▶ _The problem_
Copy out the line that contains "Convert this chart to matplotlib code.", the line that contains "inner_values = [6, 15, 12, 42, 43, 25, 30, 15]", and every line between them, exactly, and nothing else.

▶ _Given entries_
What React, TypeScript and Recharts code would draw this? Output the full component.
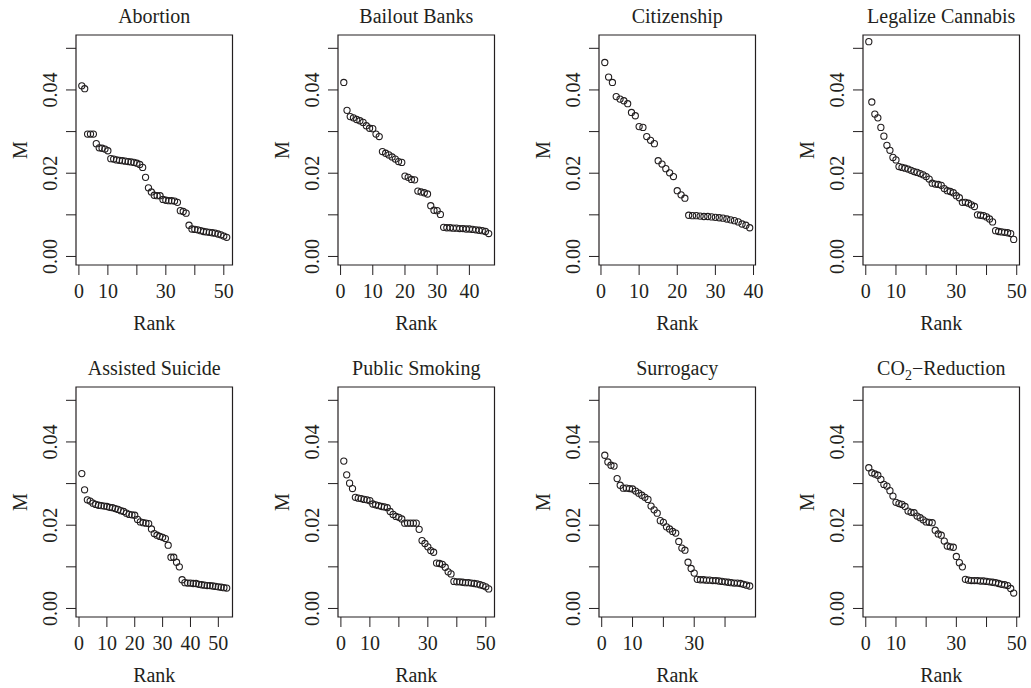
* * *
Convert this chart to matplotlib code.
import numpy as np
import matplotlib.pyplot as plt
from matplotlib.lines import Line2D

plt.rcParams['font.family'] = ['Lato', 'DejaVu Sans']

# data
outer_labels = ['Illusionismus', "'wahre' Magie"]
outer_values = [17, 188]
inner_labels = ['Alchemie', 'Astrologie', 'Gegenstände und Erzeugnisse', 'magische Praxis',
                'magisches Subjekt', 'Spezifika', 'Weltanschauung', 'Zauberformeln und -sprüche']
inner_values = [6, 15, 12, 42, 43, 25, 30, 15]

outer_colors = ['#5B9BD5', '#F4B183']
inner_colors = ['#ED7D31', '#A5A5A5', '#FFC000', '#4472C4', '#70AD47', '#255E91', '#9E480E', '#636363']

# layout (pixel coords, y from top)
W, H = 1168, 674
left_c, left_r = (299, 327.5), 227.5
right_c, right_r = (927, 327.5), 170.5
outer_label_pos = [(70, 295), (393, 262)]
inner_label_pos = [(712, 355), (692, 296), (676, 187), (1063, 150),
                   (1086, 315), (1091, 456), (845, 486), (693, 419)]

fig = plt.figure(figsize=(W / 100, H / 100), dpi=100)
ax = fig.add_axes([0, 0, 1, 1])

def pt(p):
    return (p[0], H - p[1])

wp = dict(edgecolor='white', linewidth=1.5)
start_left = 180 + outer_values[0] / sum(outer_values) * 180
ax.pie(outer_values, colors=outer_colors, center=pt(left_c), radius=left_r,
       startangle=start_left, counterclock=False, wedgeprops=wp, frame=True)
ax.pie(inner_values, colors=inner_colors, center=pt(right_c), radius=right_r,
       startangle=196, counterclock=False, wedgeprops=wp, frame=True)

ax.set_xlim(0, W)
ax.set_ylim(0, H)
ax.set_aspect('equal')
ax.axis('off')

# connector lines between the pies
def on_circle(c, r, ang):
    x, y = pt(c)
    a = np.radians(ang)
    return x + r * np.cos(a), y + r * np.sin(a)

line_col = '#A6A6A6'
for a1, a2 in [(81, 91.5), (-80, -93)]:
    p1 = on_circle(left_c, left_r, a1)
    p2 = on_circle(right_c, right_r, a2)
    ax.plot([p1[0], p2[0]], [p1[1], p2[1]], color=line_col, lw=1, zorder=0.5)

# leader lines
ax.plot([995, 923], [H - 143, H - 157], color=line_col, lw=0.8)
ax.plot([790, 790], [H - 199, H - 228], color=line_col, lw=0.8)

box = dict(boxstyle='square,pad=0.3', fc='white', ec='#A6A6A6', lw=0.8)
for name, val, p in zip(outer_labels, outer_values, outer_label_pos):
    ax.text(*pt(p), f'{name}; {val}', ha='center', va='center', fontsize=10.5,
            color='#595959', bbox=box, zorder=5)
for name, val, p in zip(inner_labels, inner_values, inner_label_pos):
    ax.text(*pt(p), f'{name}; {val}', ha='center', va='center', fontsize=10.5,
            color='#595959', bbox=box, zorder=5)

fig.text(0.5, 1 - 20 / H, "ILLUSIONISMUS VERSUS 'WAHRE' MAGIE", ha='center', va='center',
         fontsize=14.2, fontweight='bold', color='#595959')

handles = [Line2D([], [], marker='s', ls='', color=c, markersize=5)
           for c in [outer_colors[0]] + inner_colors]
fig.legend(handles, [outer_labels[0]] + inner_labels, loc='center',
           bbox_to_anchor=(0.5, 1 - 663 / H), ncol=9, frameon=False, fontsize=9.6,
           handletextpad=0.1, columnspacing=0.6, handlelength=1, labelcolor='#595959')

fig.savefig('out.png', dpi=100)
--
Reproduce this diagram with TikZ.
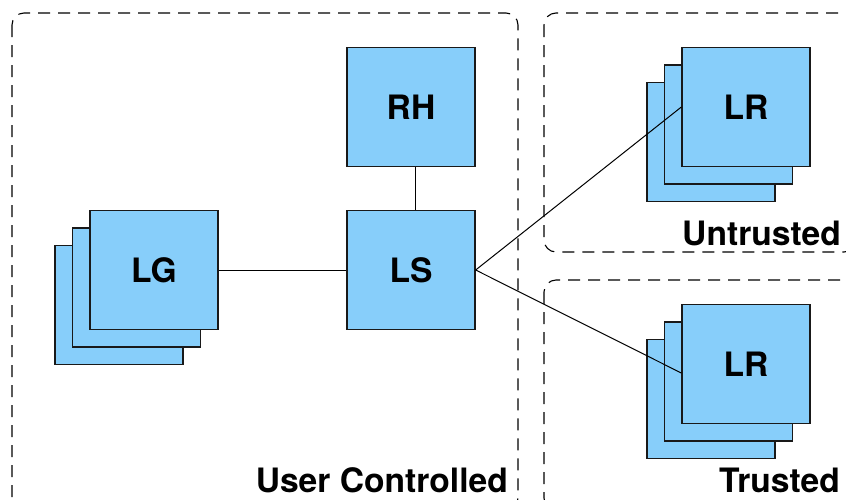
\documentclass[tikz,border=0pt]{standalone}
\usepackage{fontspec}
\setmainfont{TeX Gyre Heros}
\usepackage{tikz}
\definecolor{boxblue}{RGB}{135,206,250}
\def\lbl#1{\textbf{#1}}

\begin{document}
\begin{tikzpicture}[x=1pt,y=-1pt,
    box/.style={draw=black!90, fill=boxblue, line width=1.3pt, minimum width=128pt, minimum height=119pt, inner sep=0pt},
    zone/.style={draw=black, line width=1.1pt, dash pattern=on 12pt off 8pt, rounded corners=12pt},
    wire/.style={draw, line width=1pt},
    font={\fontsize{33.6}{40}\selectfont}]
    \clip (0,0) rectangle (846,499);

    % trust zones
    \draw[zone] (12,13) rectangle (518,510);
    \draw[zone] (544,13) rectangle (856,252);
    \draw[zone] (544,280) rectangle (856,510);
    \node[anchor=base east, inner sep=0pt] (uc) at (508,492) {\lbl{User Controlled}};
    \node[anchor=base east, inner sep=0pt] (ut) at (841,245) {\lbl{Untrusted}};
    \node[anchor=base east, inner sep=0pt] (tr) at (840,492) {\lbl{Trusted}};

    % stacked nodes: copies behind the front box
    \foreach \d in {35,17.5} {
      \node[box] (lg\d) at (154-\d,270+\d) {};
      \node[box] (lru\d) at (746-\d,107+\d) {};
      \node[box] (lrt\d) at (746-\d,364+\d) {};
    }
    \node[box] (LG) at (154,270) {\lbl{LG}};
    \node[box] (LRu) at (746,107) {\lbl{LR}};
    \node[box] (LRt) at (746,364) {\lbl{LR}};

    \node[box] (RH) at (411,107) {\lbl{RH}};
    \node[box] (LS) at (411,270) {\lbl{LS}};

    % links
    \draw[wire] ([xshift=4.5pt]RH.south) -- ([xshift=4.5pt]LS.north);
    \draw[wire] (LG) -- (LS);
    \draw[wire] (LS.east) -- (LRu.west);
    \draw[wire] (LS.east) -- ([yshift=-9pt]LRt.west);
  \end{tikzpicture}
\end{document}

▶ _Solution for this exercise_
Convert this chart to matplotlib code.
import numpy as np
import matplotlib.pyplot as plt
from matplotlib.lines import Line2D

plt.rcParams['font.family'] = ['Lato', 'DejaVu Sans']

# data
outer_labels = ['Illusionismus', "'wahre' Magie"]
outer_values = [17, 188]
inner_labels = ['Alchemie', 'Astrologie', 'Gegenstände und Erzeugnisse', 'magische Praxis',
                'magisches Subjekt', 'Spezifika', 'Weltanschauung', 'Zauberformeln und -sprüche']
inner_values = [6, 15, 12, 42, 43, 25, 30, 15]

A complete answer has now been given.